IndisputableMonolith.ClassicalBridge.Fluids.Regularity2D
This module composes the five upstream milestones into a single pipeline that derives an abstract global regularity statement for 2D incompressible Navier-Stokes from Recognition Science assumptions. A researcher working on the Millennium problem or on RS-derived fluid models would cite the main theorem rs_implies_global_regularity_2d. The module itself contains no proofs; it simply assembles the packaged hypotheses from Galerkin2D through ContinuumLimit2D into the existence of a limit Fourier trajectory.
claimUnder the Recognition Science axioms there exists a limit Fourier trajectory $u : ℝ → FourierState2D$ together with the packaged identification property that realizes the continuum limit of the 2D Galerkin approximations.
background
The module sits at the top of the ClassicalBridge.Fluids hierarchy and imports five milestone files. Galerkin2D (M1) supplies the finite-dimensional Fourier-mode truncated model on the torus together with its algebraic energy identity. LNALSemantics (M2) gives the minimal spatial semantics for LNAL programs and the encoding of the Galerkin state into LNAL voxels. Simulation2D (M3) states the one-step simulation bridge between the discrete model and the LNAL execution semantics. CPM2D (M4) instantiates the CPM core for the Galerkin model while packaging all nontrivial analytic inequalities as explicit hypotheses. ContinuumLimit2D (M5) defines the Lean-checkable pipeline shape that embeds truncated coefficients into the infinite Fourier state and produces the continuum limit object.
proof idea
This is a definition module with no internal proofs. It composes the upstream milestones by importing their hypothesis structures and then states the top-level regularity claim together with a family of coefficient-bound lemmas that make the packaged hypotheses explicit.
why it matters in Recognition Science
The module supplies the top-level statement that Recognition Science implies abstract global regularity in 2D fluids, exactly as described in its doc-comment: “RS → (abstract) global regularity in 2D, via the composed bridge pipeline.” It feeds the regularity claim represented by the existence of a limit Fourier trajectory u : ℝ → FourierState2D with the packaged identification property.
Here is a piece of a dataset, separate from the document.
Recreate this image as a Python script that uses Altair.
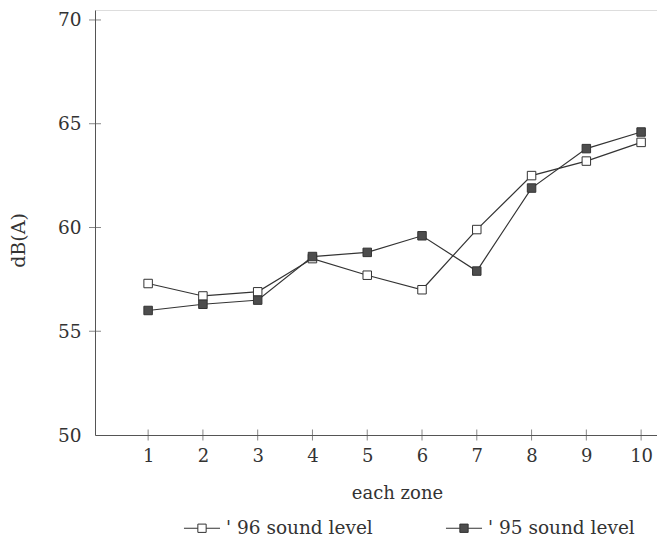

The module closes the discrete-to-continuum pipeline while leaving the analytic inequalities as named hypotheses for later discharge.
scope and limits
- Does not prove any analytic inequalities; these remain explicit hypotheses.
- Does not treat the 3D Navier-Stokes regularity problem.
- Does not include numerical simulation runs or validation data.
- Does not derive the explicit form of the limit trajectory beyond existence and identification.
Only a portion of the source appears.